Being in my line of work, I get to hear from a ton of people who have left jobs.

One of the questions I like to ask people is to give me one thing they regret about leaving a certain position or company.

You might think that most people would find this hard to answer, but I’m always surprised at how quickly people can answer this question, and the fact that no one ever answers it with “I have no regrets.”

I use this question to help me understand a candidate’s level of self-insight. If a person can look back on a job and say, “you know what, the company might have sucked, but I could have done ‘this’ better,” that’s someone who gets it.

Top regrets from departing employees

So, here are the Top 5 Regrets people have when leaving a job:

  1. “I could have done better.” I like people who can come out and say, “I just didn’t do enough.” It’s usually followed with reasons why, lack of resources or tools, etc, but it shows me they have a desire to be successful at anything they do.
  2.  “I should have made more work friends.” I talk to a lot of people who have been at a company for years, and after they leave they realize they weren’t really close to anyone. They realize they miss some of the people, but never really put in the time to establish enough of a relationship to carry it beyond just a working relationship.
  3. “I didn’t let the executives know what I was really thinking.” This happens to so many people. Even when leaving they somehow justify to themselves that it won’t matter, so they never share what they really thought of so many things. While some of it might not matter, there might have been a great idea or change in there that could have a positive impact to the organization. Yet, they walk away and leave it unsaid.
  4. I wish I would have celebrated my accomplishments more.” You know what happens when you celebrate your accomplishments? People begin to notice them as accomplishments. Those things turn into positives for the organization. People are drawn to you and want to be a part of what you’re doing.
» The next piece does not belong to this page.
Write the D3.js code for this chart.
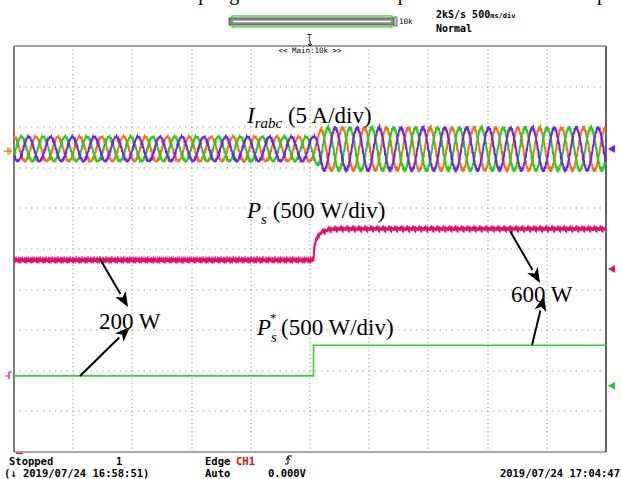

Celebrations, real celebrations, make a closer bond between you and your co-workers.
  5. I wish I never would have left,” or, “I left for the wrong reasons.” I hear so many people say these words – “I loved that job!” My next question is always, “Why did you leave?” It’s always followed by a reason: promotion, more money, different location, etc. After they left, they found out how much the job they had was a really, really good job that they loved. I always caution people from leaving a job, especially when they tell me they love the job. Don’t discount loving your job. It’s hard, really hard, to find jobs you love.

The beginning of the year is always a good time to reflect on your regrets from the prior year.

I know many people who took on new positions in the past year. I always love to find out how the new gig is going, but I also love to ask about what they regret about leaving, and I’ve never disappointed by the response!